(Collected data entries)

%%

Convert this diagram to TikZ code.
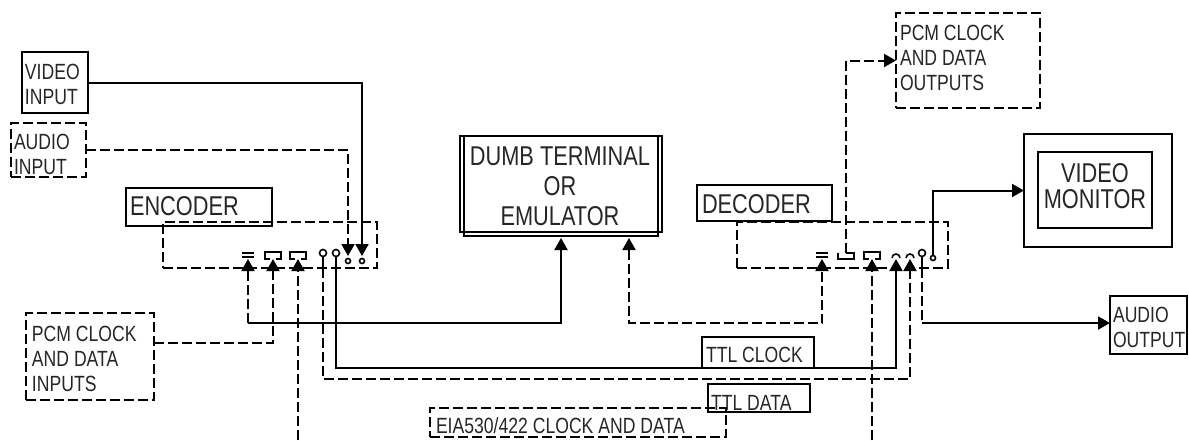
\documentclass[tikz,border=0pt]{standalone}
\usepackage{fontspec}
\setmainfont{Liberation Sans}[FakeStretch=0.8]
\usetikzlibrary{arrows.meta,positioning}

\begin{document}
\begin{tikzpicture}[x=0.5pt,y=-0.5pt,line width=1pt,
  box/.style={draw,inner sep=0pt,outer sep=0pt},
  dbox/.style={box,dash pattern=on 5pt off 2pt},
  sig/.style={dash pattern=on 5pt off 2pt},
  pointer/.style={-{Triangle[width=6.5pt,length=6pt]}},
  twoway/.style={{Triangle[width=6.5pt,length=6pt]}-{Triangle[width=6.5pt,length=6pt]}},
  txt/.style={inner sep=0pt,align=left,text=black!85,font=\fontsize{11}{12.5}\selectfont},
  bigtxt/.style={txt,font=\fontsize{13.6}{15}\selectfont}]

  \useasboundingbox (0,0) rectangle (1189,440);

  % boxes
  \node[box,  minimum width=33pt,   minimum height=30.5pt] (vin)    at (55,82.5)   {};
  \node[dbox, minimum width=37.5pt, minimum height=27pt]   (ain)    at (48.5,150)  {};
  \node[box,  minimum width=73pt,   minimum height=19pt]   (enclbl) at (199,207)   {};
  \node[dbox, minimum width=107pt,  minimum height=23pt]   (enc)    at (270,245)   {};
  \node[dbox, minimum width=64pt,   minimum height=43.5pt] (pcmin)  at (90,356.5)  {};
  \node[box,  minimum width=101pt,  minimum height=48pt]   (term)   at (561,184)   {};
  \draw ([xshift=2pt]term.north west) rectangle ([xshift=-2pt,yshift=-2pt]term.south east);
  \node[box,  minimum width=67.5pt, minimum height=18pt]   (declbl) at (764.5,203) {};
  \node[dbox, minimum width=105.5pt,minimum height=23pt]   (dec)    at (842.5,245) {};
  \node[dbox, minimum width=72pt,   minimum height=47.5pt] (pcmout) at (968,60.5)  {};
  \node[box,  minimum width=74pt,   minimum height=56.5pt] (mon)    at (1098,190.5){};
  \node[box,  minimum width=57pt,   minimum height=38pt]   (monin)  at (1095,190)  {};
  \node[box,  minimum width=38.5pt, minimum height=29pt]   (aout)   at (1148.5,325){};
  \node[box,  minimum width=56pt,   minimum height=15.5pt] (ttlclk) at (758,352.5) {};
  \node[box,  minimum width=51pt,   minimum height=14pt]   (ttldat) at (759,398)   {};
  \node[dbox, minimum width=148pt,  minimum height=14.5pt] (eia)    at (578,422.5) {};

  % texts
  \node[txt,anchor=north west] (vinT)    at (24,63)   {VIDEO\\INPUT};
  \node[txt,anchor=north west] (ainT)    at (13,133)  {AUDIO\\INPUT};
  \node[bigtxt,anchor=north west] (encT) at (129,196) {ENCODER};
  \node[txt,anchor=north west] (pcminT)  at (31,325)  {PCM CLOCK\\AND DATA\\INPUTS};
  \node[bigtxt,anchor=north,align=center] (termT) at (560,146) {DUMB TERMINAL\\OR\\EMULATOR};
  \node[bigtxt,anchor=north west] (decT) at (701,194) {DECODER};
  \node[txt,anchor=north west] (pcmoutT) at (899,24)  {PCM CLOCK\\AND DATA\\OUTPUTS};
  \node[bigtxt,anchor=north,align=center,font=\fontsize{13.6}{13}\selectfont] (monT) at (1095,163) {VIDEO\\MONITOR};
  \node[txt,anchor=north west] (aoutT)   at (1112,306) {AUDIO\\OUTPUT};
  \node[txt,anchor=north west] (clkT)    at (705,346) {TTL CLOCK};
  \node[txt,anchor=north west] (datT)    at (710,394) {TTL DATA};
  \node[txt,anchor=north west] (eiaT)    at (435,417) {EIA530/422 CLOCK AND DATA};

  % ports
  \coordinate (eA) at (248,259);
  \coordinate (eB) at (273,259);
  \coordinate (eC) at (298,259);
  \coordinate (eD) at (323,268);
  \coordinate (eE) at (336,268);
  \coordinate (eF) at (348,256);
  \coordinate (eG) at (362,256);
  \coordinate (dA) at (822,259);
  \coordinate (dB) at (846,253);
  \coordinate (dC) at (872,259);
  \coordinate (dD) at (896,259);
  \coordinate (dE) at (910,259);
  \coordinate (dF) at (922,268);
  \coordinate (dG) at (933,255.5);
  \coordinate (tA) at ([yshift=-3pt]term.south);
  \coordinate (tB) at ([xshift=34pt,yshift=-3pt]term.south);
  \coordinate (eiaL) at (298,440);
  \coordinate (eiaR) at (872,440);
  \coordinate (busT) at (0,323);
  \coordinate (busC) at (0,368);
  \coordinate (busD) at (0,379);

  % port symbols
  \begin{scope}[line width=0.8pt]
    \foreach \x in {248,822} {
      \draw (\x-6,253) -- (\x+6,253) (\x-6,257) -- (\x+6,257);
    }
    \foreach \x in {273,298,872} {
      \draw (\x-3,259) -- (\x-8,259) -- (\x-8,252) -- (\x+8,252) -- (\x+8,259) -- (\x+3,259);
    }
    \foreach \x in {323,336,922} {
      \draw (\x,256.5) -- (\x,268);
      \draw (\x,253) circle[radius=3.5];
    }
    \foreach \x in {348,362} {
      \draw (\x,261) circle[radius=2.5];
    }
    \foreach \x in {896,910} {
      \draw (\x-4,258) arc[start angle=180,end angle=360,radius=4];
    }
    \draw (933,258) circle[radius=2.5];
    \draw (838,253) -- (838,259) -- (854,259) -- (854,253) -- (846,253);
  \end{scope}

  % encoder side
  \draw[pointer] (vin.east) -| (eG);
  \draw[sig,pointer] (ain.east) -| (eF);
  \draw[sig,pointer] (eA |- busT) -- (eA);
  \draw[pointer] (eA |- busT) -| (tA);
  \draw[sig,pointer] ([yshift=6.75pt]pcmin.east) -| (eB);
  \draw[sig,pointer] (eiaL) -- (eC);
  \draw[sig,pointer] (eD) |- (busD -| dE) -- (dE);
  \draw[pointer] (eE) |- (busC -| dD) -- (dD);

  % decoder side
  \draw[sig,twoway] (tB) |- (busT -| dA) -- (dA);
  \draw[sig,pointer] (dB) |- (pcmout.west);
  \draw[sig,pointer] (eiaR) -- (dC);
  \draw[sig] (dF) -- (dF |- busT);
  \draw[pointer] (dF |- busT) -- (dF |- busT -| aout.west);
  \draw[pointer] (dG) |- (mon.west);
\end{tikzpicture}
\end{document}
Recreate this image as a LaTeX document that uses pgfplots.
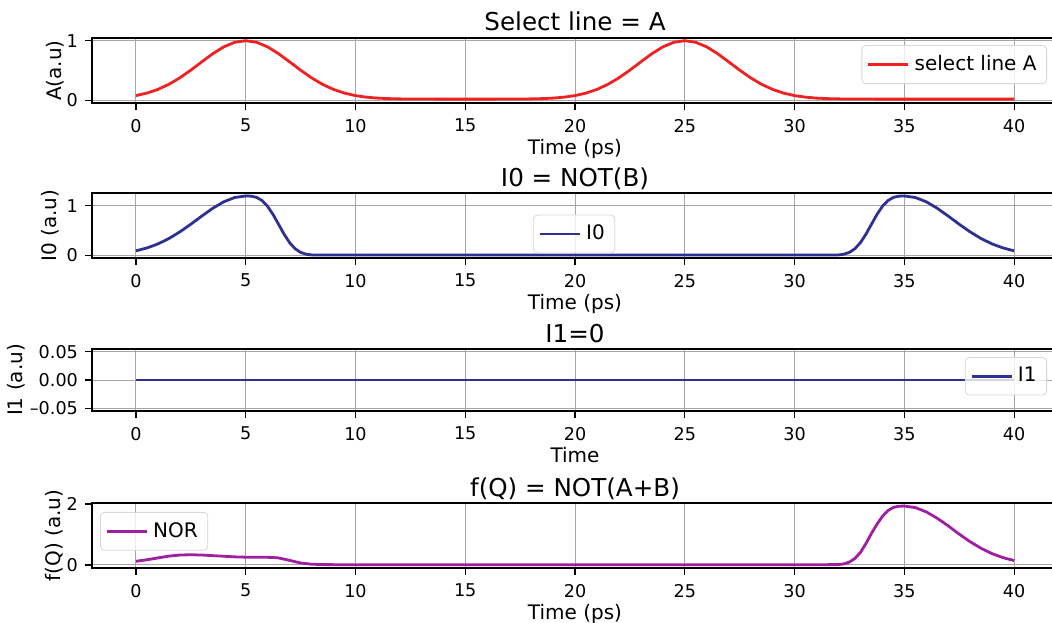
\documentclass[border=0pt]{standalone}
\usepackage{pgfplots}
\pgfplotsset{compat=1.18}
\usepackage{fontspec}
\setmainfont{DejaVu Sans}
\definecolor{cred}{RGB}{238,34,34}
\definecolor{cblue}{RGB}{46,49,146}
\definecolor{cpurple}{RGB}{160,30,160}
\definecolor{cgrid}{RGB}{170,164,164}
\definecolor{clegend}{RGB}{215,215,215}
\pgfplotsset{
  panel/.style={
    scale only axis, width=483pt, xmin=-2, xmax=42,
    xtick={0,5,...,40},
    scaled y ticks=false,
    axis line style={line width=0.85pt},
    tick style={black, line width=0.6pt},
    tick align=outside, major tick length=3.5pt,
    tick pos=left,
    grid=major, grid style={cgrid, line width=0.5pt},
    /pgf/number format/assume math mode=true,
    tick label style={font=\fontsize{8.8}{10}\selectfont},
    xticklabel style={yshift=-1pt},
    label style={font=\fontsize{10}{12}\selectfont},
    ylabel style={inner sep=1pt},
    title style={font=\fontsize{12.3}{14}\selectfont, at={(0.5,1)}, anchor=base, yshift=-2.5pt},
    xlabel style={at={(axis description cs:0.5,0)}, anchor=base, yshift=-25.5pt},
    legend style={draw=clegend, rounded corners=2pt, fill=white, fill opacity=0.8,
      text opacity=1, font=\fontsize{10}{12}\selectfont, inner sep=2.5pt,
      nodes={inner sep=2.5pt}},
    legend cell align=left,
    legend image code/.code={\draw[##1] (0pt,0pt) -- (20pt,0pt);},
    every axis plot/.append style={line width=1.4pt},
  }
}
\begin{document}
\begin{tikzpicture}
\useasboundingbox (0,0) rectangle (526pt,311pt);
\clip (0,0) rectangle (526pt,311pt);
% Panel 1
\begin{axis}[panel, at={(46pt,259.5pt)}, anchor=south west, height=32.5pt,
  ymin=-0.045, ymax=1.045, ytick={0,1}, ylabel shift=-3pt,
  title={Select line = A}, xlabel={Time (ps)}, ylabel={A(a.u)},
  legend style={at={(0.9886,0.892)}, anchor=north east}]
\addplot[cred] coordinates {
(0,0.079) (0.5,0.121) (1,0.183) (1.5,0.268) (2,0.377) (2.5,0.506) (3,0.645) (3.5,0.781) (4,0.896) (4.5,0.973) (5,1.0)
(5.5,0.973) (6,0.896) (6.5,0.781) (7,0.645) (7.5,0.506) (8,0.377) (8.5,0.268) (9,0.183) (9.5,0.121) (10,0.079)
(10.5,0.053) (11,0.037) (11.5,0.0285) (12,0.024) (12.5,0.022) (13,0.021) (14,0.02) (15,0.02) (16,0.02)
(17,0.021) (17.5,0.022) (18,0.024) (18.5,0.0285) (19,0.037) (19.5,0.053)
(20,0.079) (20.5,0.121) (21,0.183) (21.5,0.268) (22,0.377) (22.5,0.506) (23,0.645) (23.5,0.781) (24,0.896) (24.5,0.973) (25,1.0)
(25.5,0.973) (26,0.896) (26.5,0.781) (27,0.645) (27.5,0.506) (28,0.377) (28.5,0.268) (29,0.183) (29.5,0.121) (30,0.079)
(30.5,0.053) (31,0.037) (31.5,0.0285) (32,0.024) (32.5,0.022) (33,0.021) (34,0.02) (36,0.02) (38,0.02) (40,0.02)
};
\addlegendentry{select line A}
\end{axis}
% Panel 2
\begin{axis}[panel, at={(46pt,182pt)}, anchor=south west, height=32.5pt,
  ymin=-0.055, ymax=1.26, ytick={0,1}, ylabel shift=-0.5pt,
  title={I0 = NOT(B)}, xlabel={Time (ps)}, ylabel={I0 (a.u)},
  legend style={at={(0.499,0.369)}, anchor=center}]
\addplot[cblue] coordinates {
(0,0.09) (0.5,0.148) (1,0.229) (1.5,0.338) (2,0.473) (2.5,0.628) (3,0.793) (3.5,0.951) (4,1.082) (4.5,1.169) (5,1.2)
(5.25,1.196) (5.5,1.171) (5.75,1.106) (6,0.989) (6.25,0.823) (6.5,0.625) (6.75,0.426) (7,0.256) (7.25,0.133) (7.5,0.059) (7.75,0.022) (8,0.007) (8.5,0.005)
(12,0.005) (16,0.005) (20,0.005) (24,0.005) (28,0.005) (31.5,0.005)
(32,0.007) (32.25,0.022) (32.5,0.059) (32.75,0.133) (33,0.256) (33.25,0.426) (33.5,0.625) (33.75,0.823) (34,0.989) (34.25,1.106) (34.5,1.171) (34.75,1.196) (35,1.2)
(35.5,1.169) (36,1.082) (36.5,0.951) (37,0.793) (37.5,0.628) (38,0.473) (38.5,0.338) (39,0.229) (39.5,0.148) (40,0.09)
};
\addlegendentry{I0}
\end{axis}
% Panel 3
\begin{axis}[panel, at={(46pt,105.5pt)}, anchor=south west, height=31pt,
  ymin=-0.055, ymax=0.055, ytick={-0.05,0,0.05}, yticklabels={–0.05,0.00,0.05},
  ylabel shift=-2pt,
  title={I1=0}, xlabel={Time}, ylabel={I1 (a.u)},
  legend style={at={(0.9886,0.871)}, anchor=north east}]
\addplot[cblue] coordinates {(0,0) (10,0) (20,0) (30,0) (40,0)};
\addlegendentry{I1}
\end{axis}
% Panel 4
\begin{axis}[panel, at={(46pt,27pt)}, anchor=south west, height=32.5pt,
  ymin=-0.1, ymax=2.03, ytick={0,2}, ylabel shift=-2.5pt,
  title={f(Q) = NOT(A+B)}, xlabel={Time (ps)}, ylabel={f(Q) (a.u)},
  legend style={at={(0.0083,0.862)}, anchor=north west}]
\addplot[cpurple] coordinates {
(0,0.12) (0.5,0.17) (1,0.23) (1.5,0.29) (2,0.325) (2.5,0.335) (3,0.325) (3.5,0.305) (4,0.285) (4.5,0.265) (5,0.255)
(5.5,0.25) (6,0.25) (6.25,0.245) (6.5,0.23) (7,0.15) (7.5,0.065) (8,0.025) (8.5,0.012) (9,0.01)
(14,0.01) (20,0.01) (26,0.01) (31.5,0.01)
(32,0.012) (32.25,0.035) (32.5,0.095) (32.75,0.214) (33,0.41) (33.25,0.70) (33.5,1.03) (33.75,1.33) (34,1.59) (34.25,1.78) (34.5,1.885) (34.75,1.925) (35,1.93)
(35.5,1.88) (36,1.74) (36.5,1.53) (37,1.28) (37.5,1.01) (38,0.76) (38.5,0.544) (39,0.369) (39.5,0.238) (40,0.145)
};
\addlegendentry{NOR}
\end{axis}
\end{tikzpicture}
\end{document}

%%

TASK PROMPT ▸
Would you reproduce the lines above, from the very first through the line containing "(0,0) rectangle (1189,440);", exactly and without the pictures?

OUTPUT FOR THIS EXERCISE ▸
Convert this diagram to TikZ code.
\documentclass[tikz,border=0pt]{standalone}
\usepackage{fontspec}
\setmainfont{Liberation Sans}[FakeStretch=0.8]
\usetikzlibrary{arrows.meta,positioning}

\begin{document}
\begin{tikzpicture}[x=0.5pt,y=-0.5pt,line width=1pt,
  box/.style={draw,inner sep=0pt,outer sep=0pt},
  dbox/.style={box,dash pattern=on 5pt off 2pt},
  sig/.style={dash pattern=on 5pt off 2pt},
  pointer/.style={-{Triangle[width=6.5pt,length=6pt]}},
  twoway/.style={{Triangle[width=6.5pt,length=6pt]}-{Triangle[width=6.5pt,length=6pt]}},
  txt/.style={inner sep=0pt,align=left,text=black!85,font=\fontsize{11}{12.5}\selectfont},
  bigtxt/.style={txt,font=\fontsize{13.6}{15}\selectfont}]

  \useasboundingbox (0,0) rectangle (1189,440);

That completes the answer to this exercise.